Two projects garnering controversy during the Augusta Regional Transportation Study Policy Committee meeting on Thursday were met with different fates, as a plan to widen Hitchcock Parkway was delayed and a proposed Silver Bluff Road project was moved forward.
The vast majority of the crowd focused on urging the committee to reshape or even drop the proposal to expand Hitchcock Parkway, many stating the widening would do much more harm than good.
The proposal is to widen 4.8 miles of Hitchcock Parkway from Silver Bluff Road to Jefferson Davis Highway from two to four lanes to accommodate more traffic.
The project is about three decades in the making and is being designed by the S.C. Department of Transportation.
Several residents during Thursday's meeting repeated sentiments expressed at earlier public hearings, particularly concerns over cost and the actual need to implement the proposed changes.
Aiken resident Bob Gilbert described the project as “irresponsible” and said the idea of accommodating the road for more traffic was a “theory trumping reality.”
Mike Rubin, who owns property near the proposed changes, received applause from the approximately 65-person crowd after he told the committee it should focus on low-cost improvements instead of advancing the nearly $26.5 million project.

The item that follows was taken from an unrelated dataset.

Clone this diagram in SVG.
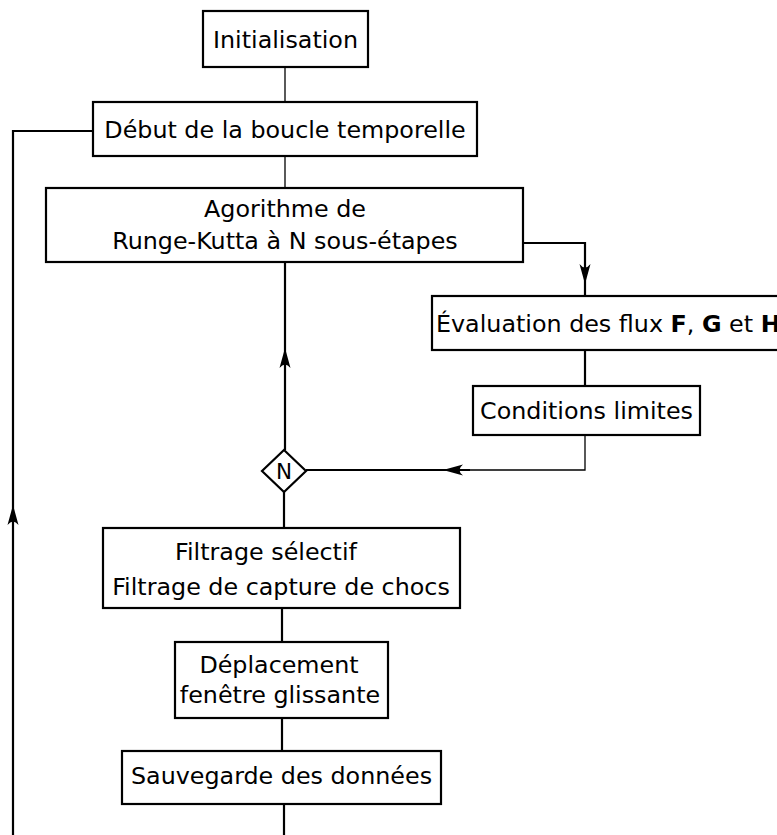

After hearing the backlash, ARTS Committee Chair Fred Cavanaugh, who also serves as Aiken mayor, stated that he would like to see members of Aiken City Council and Aiken County Council examine the Hitchcock Parkway issue and provide a specific directive to the committee.
The committee plans to reconvene for its regularly scheduled meeting on Aug. 1.
The decision to move the project forward must be approved by the committee, according to committee member and Aiken City Manager Richard Pierce.
He explained that an alternative plan is currently being developed by an engineering firm contracted by the City and he hoped a presentation could be made to the public soon concerning the other proposal.
However, it was noted that the alternative plan would likely also be capacity driven and involve four lanes, the same way the current SCDOT plan is designed.
SCDOT Project Manager Kevin Gantt said the project would help ease traffic flow through the parkway, which is expected to continually increase in the future.
Approximately 18,000 vehicles travel down Hitchcock Parkway daily, he said. The road is built for 16,000 vehicles a day, and it's projected that in less than two decades, that number will increase to about 28,000.
In other business, the committee decided to advance proposed corridor improvements to Silver Bluff Road on a 5-2 vote and agreed to increase the total budget for the project from $528,000 to $1.5 million.
Cavanaugh said the budget increased because SCDOT provided a new estimate after completing a full plan for construction.
Committee members C.H. Williams, mayor of Burnettown, and Noelle Shealy, a Burnettown town councilwoman, voted against the proposal.
The two committee members expressed concerns over the proposal because they felt that by increasing the budget and moving the proposal forward, it would delay the completion of another project, the widening of S.C. 126, a plan that would impact Burnettown.